CSC has responded to Simon Property Group’s “indicative” offer of 425p a share, which values it at approximately £3bn. In a statement yesterday afternoon, the firm said that it had decided to adjourn the general meeting planned to approve the £1.6bn Trafford Centre deal in order to provide shareholders with the necessary information regarding Simon Property Group’s offer. It said that the 425p offer “very substantially undervalues” the company.
CSC argues that it owns an “irreplaceable and unrivalled portfolio of shopping centres built up over 30 years that is impossible to replicate given the barriers to entry in this sector”.
It said that once the £1.6bn Trafford Centre acquisition completes, it will own four of the UK’s six biggest shopping centres and pointed out that Simon’s proposed bid is conditional both on it raising the necessary finance and the due diligence process.
It added that the deal would also still need the approval of Simon’s own board and that no timetable for a likely bid had been set out. It also pointed out that Simon’s indicative offer, for which the non-completion of CSC’s Trafford Centre bid is a precondition, included a clause allowing it to reserve its right to terminate its offer at any time.
“The board strongly believes that the inclusion of the Trafford Centre in CSC’s portfolio will significantly enhance CSC’s value,” CSC said in a statement.
“The board believes that CSC’s portfolio will generate long term attractive returns for shareholders significantly superior to Simon’s cash proposal.”
CSC said that it planned to reconvene a meeting allowing shareholders to vote on the Trafford Centre deal in late January.
“Unless Simon provides to CSC, in advance of the adjourned EGM date, a firm proposal that the board would be willing to recommend, the board expects to continue to recommend the Trafford Centre acquisition,” CSC said.

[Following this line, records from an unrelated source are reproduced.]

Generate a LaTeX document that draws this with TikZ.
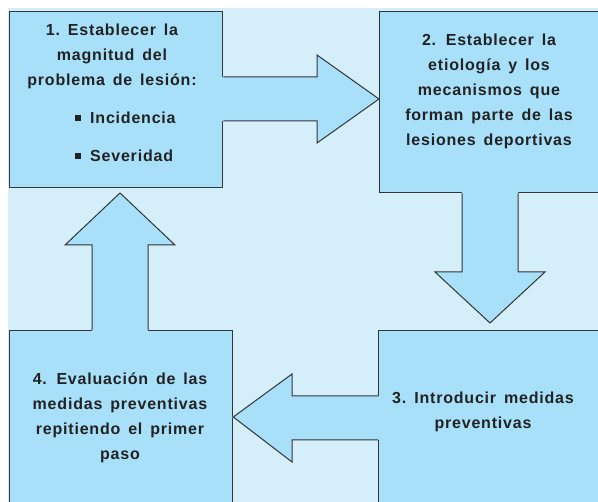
\documentclass[tikz,border=0pt]{standalone}
\usepackage{fontspec}
\setmainfont{Liberation Sans}[LetterSpace=5,WordSpace=1.5]
\definecolor{bgc}{HTML}{D4EEFA}
\definecolor{boxc}{HTML}{A8E0FA}
\definecolor{edgec}{HTML}{353535}
\definecolor{txtc}{HTML}{222222}
\tikzset{
  stepbox/.style={draw=edgec, fill=boxc, line width=1.3pt, anchor=north west, inner sep=0pt},
  arrowfill/.style={fill=boxc},
  arrowedge/.style={draw=edgec, line width=1pt, line join=miter},
  label/.style={text=txtc, font=\fontsize{16}{25}\selectfont\bfseries, align=center, inner sep=0pt},
  item/.style={text=txtc, font=\fontsize{16}{25}\selectfont\bfseries, anchor=west, inner sep=0pt}
}
\begin{document}
\begin{tikzpicture}[x=1pt,y=-1pt]
\useasboundingbox (0,0) rectangle (598,502);
\clip (0,0) rectangle (598,502);
\fill[bgc] (8,8) rectangle (598,502);
% boxes
\node[stepbox, minimum width=213pt, minimum height=176pt] (b1) at (9,11) {};
\node[stepbox, minimum width=241pt, minimum height=181pt] (b2) at (379,11) {};
\node[stepbox, minimum width=242pt, minimum height=190pt] (b3) at (378,330) {};
\node[stepbox, minimum width=223pt, minimum height=190pt] (b4) at (9,330) {};
% arrow 1 -> 2
\fill[arrowfill] (218,77) -- (317,77) -- (317,55) -- (379,99) -- (317,143) -- (317,121) -- (218,121) -- cycle;
\draw[arrowedge] (b1.east |- 0,77) -- (317,77) -- (317,55) -- (b2.west |- 0,99) -- (317,143) -- (317,121) -- (b1.east |- 0,121);
% arrow 2 -> 3
\fill[arrowfill] (462,188) -- (462,272) -- (435,272) -- (490,323) -- (545,272) -- (518,272) -- (518,188) -- cycle;
\draw[arrowedge] (462,0 |- b2.south) -- (462,272) -- (435,272) -- (490,323) -- (545,272) -- (518,272) -- (518,0 |- b2.south);
% arrow 3 -> 4
\fill[arrowfill] (382,396) -- (292,396) -- (292,374) -- (232,417) -- (292,462) -- (292,440) -- (382,440) -- cycle;
\draw[arrowedge] (b3.west |- 0,396) -- (292,396) -- (292,374) -- (b4.east |- 0,417) -- (292,462) -- (292,440) -- (b3.west |- 0,440);
% arrow 4 -> 1
\fill[arrowfill] (92,334) -- (92,245) -- (65,245) -- (120,193) -- (175,245) -- (148,245) -- (148,334) -- cycle;
\draw[arrowedge] (92,0 |- b4.north) -- (92,245) -- (65,245) -- (120,193) -- (175,245) -- (148,245) -- (148,0 |- b4.north);
% texts
\node[label] (t1) at (112,56) {1.\enspace Establecer la\\magnitud del\\problema de lesión:};
\node[item] (i1) at (90,118) {Incidencia};
\node[item] (i2) at (90,156) {Severidad};
\fill[txtc] (75,115) rectangle (81,121);
\fill[txtc] (75,153) rectangle (81,159);
\node[label] (t2) at (489,91) {2. Establecer la\\etiología y los\\mecanismos que\\forman parte de las\\lesiones deportivas};
\node[label] (t3) at (483,411.5) {3.\enspace Introducir medidas\\preventivas};
\node[label] (t4) at (120,417.5) {4. Evaluación de las\\medidas preventivas\\repitiendo el primer\\paso};
\end{tikzpicture}
\end{document}
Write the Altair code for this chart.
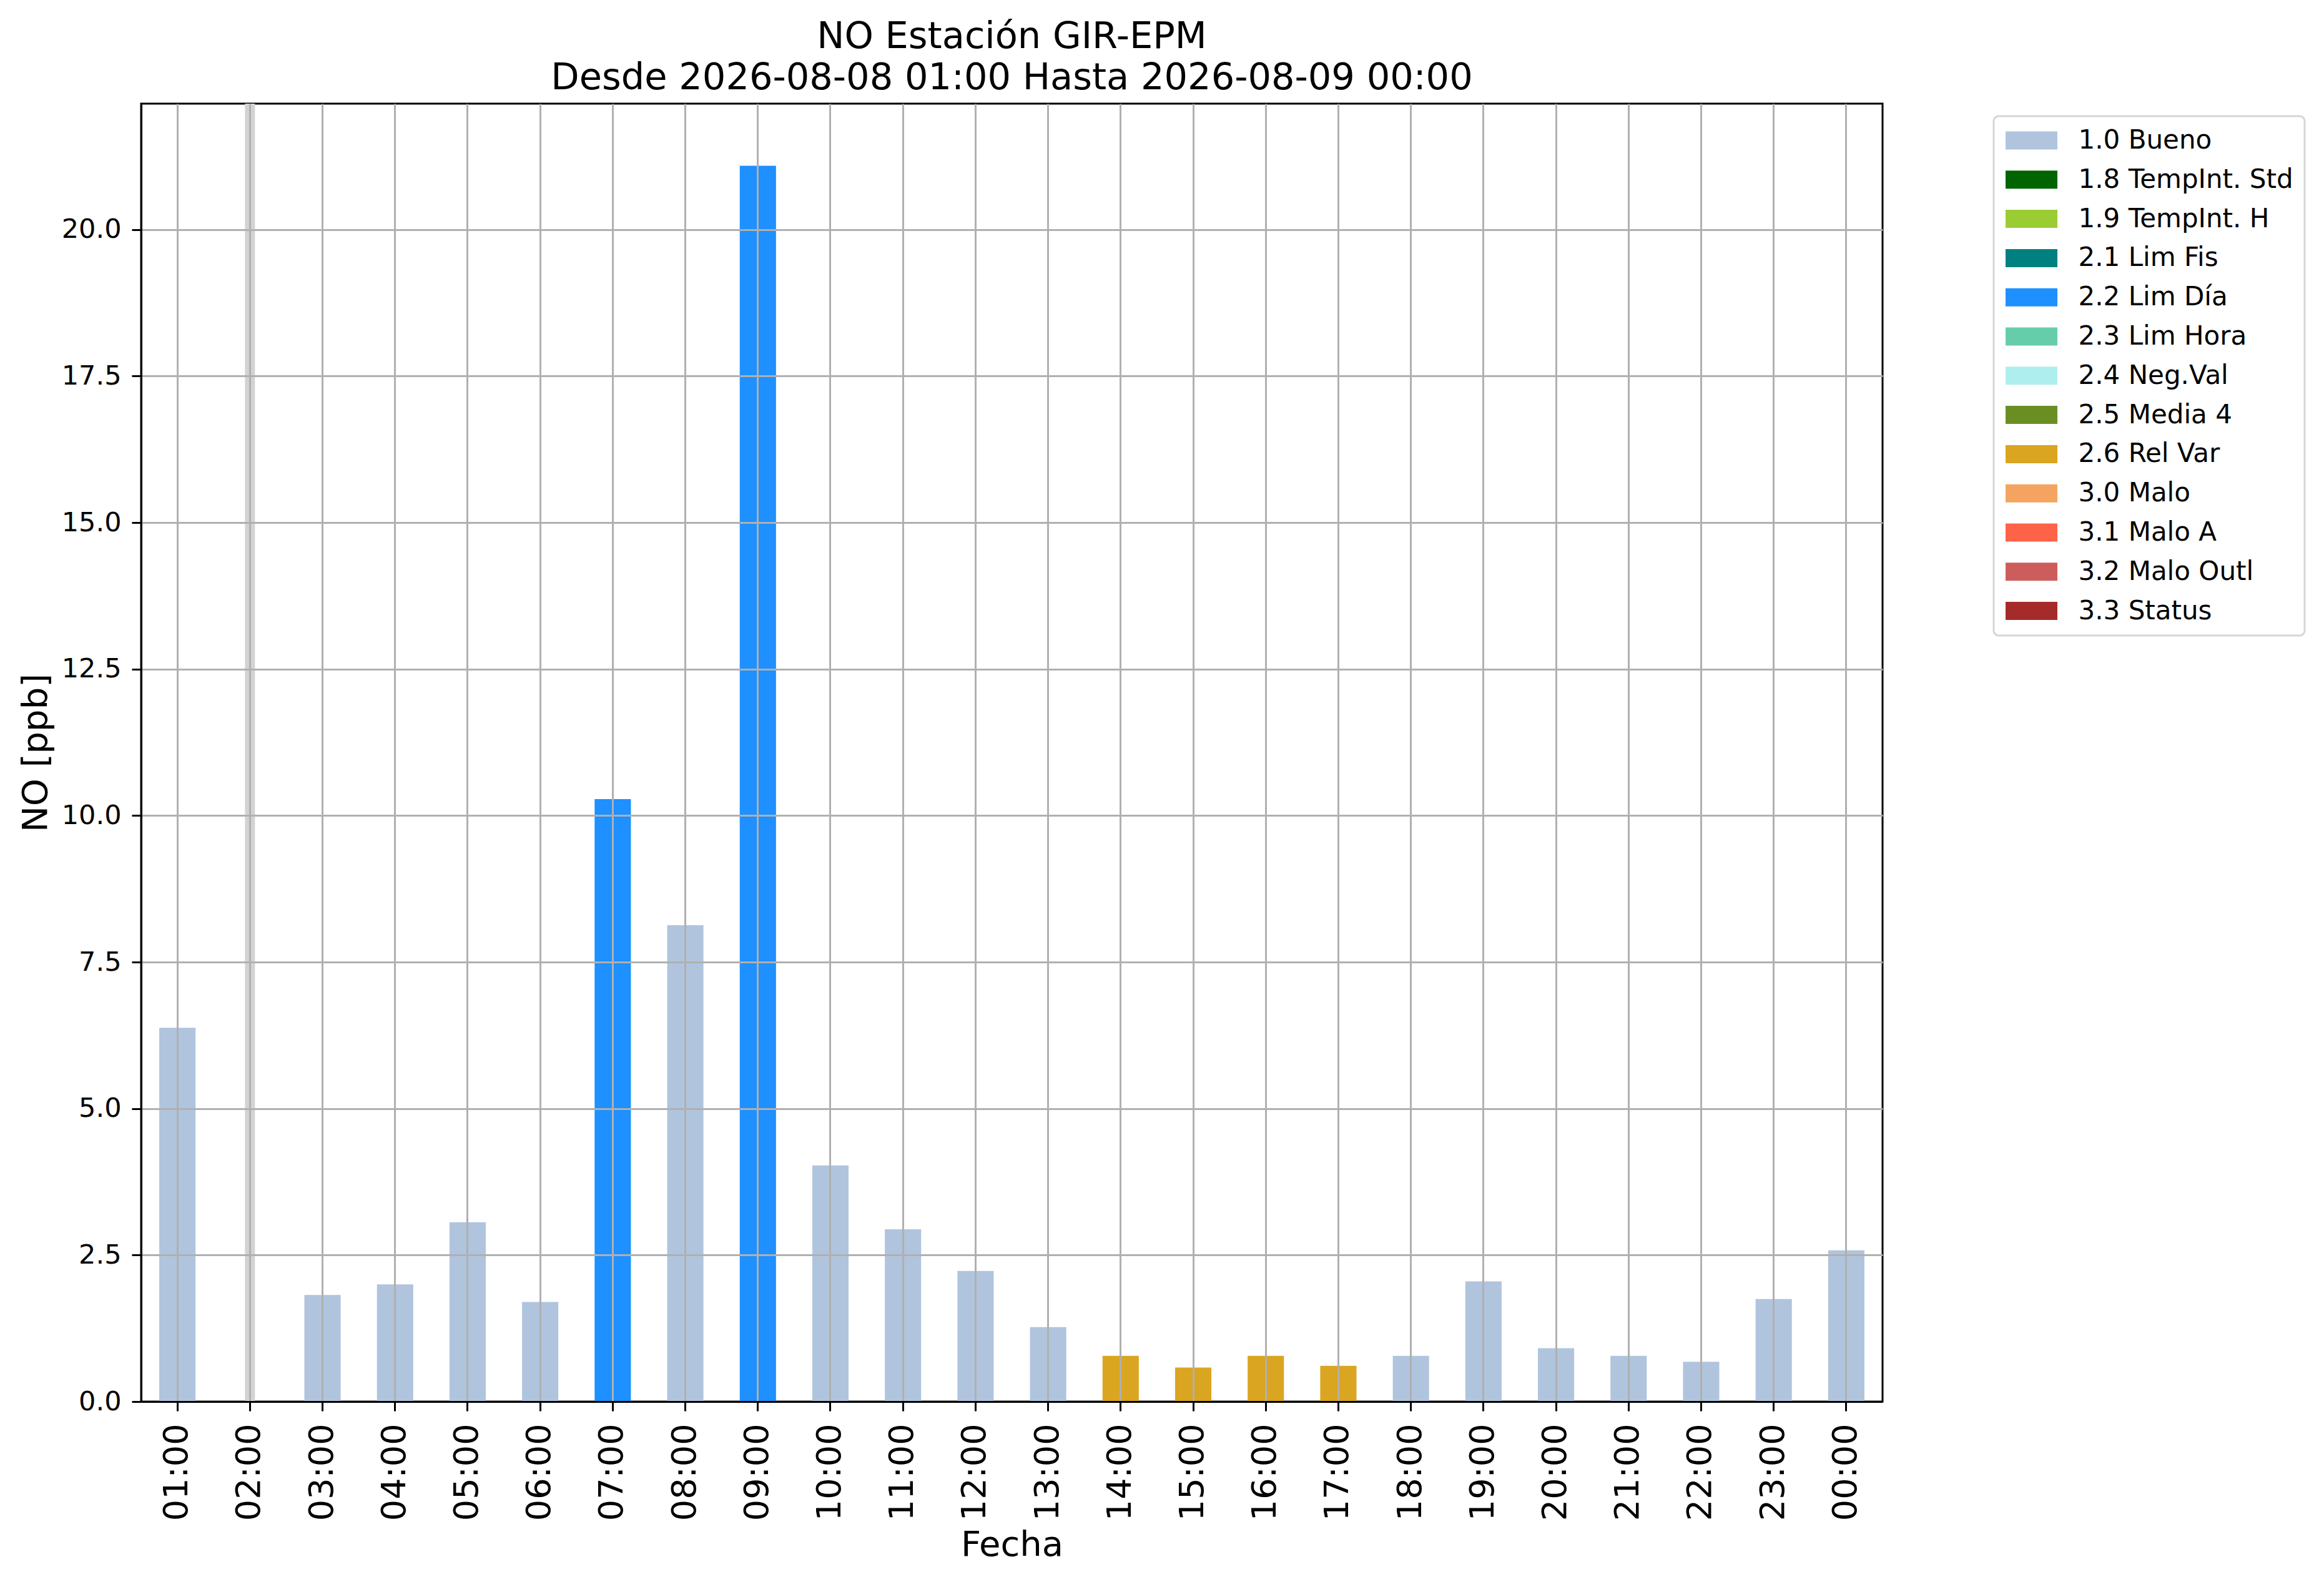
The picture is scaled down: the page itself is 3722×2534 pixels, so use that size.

Simon Property Group submitted its indicative offer of £3bn for Capital Shoping Centres yesterday morning but set a number of conditions for the deal – the chief one being that the £1.6bn Trafford Centre deal, which give Peel founder John Whiittaker a 19.9% stake in Capital Shopping Centres, was not completed. It has argued that CSC is overpaying for the Trafford Centre and that the deal would suck cash out of the combined business.
Simon Property Group currently holds a 5.1% stake in Capital Shopping Centres.
Meanwhile, Peel Group has confirmed its commitment to the deal and said that it had also recently received “a number of contradictory communications and most recently a highly conditional indicative proposal” from Simon Group, which it had also rejected.
“Peel strongly believes in the future growth prospects of CSC as an independent UK company.
“The enlarged group, enhanced by the inclusion of the Trafford Centre, will have a unique portfolio of super prime UK regional shopping centres. This portfolio and the addition of Peel’s proven UK retail and leisure property expertise will drive significant incremental future growth for the benefit of all shareholders.”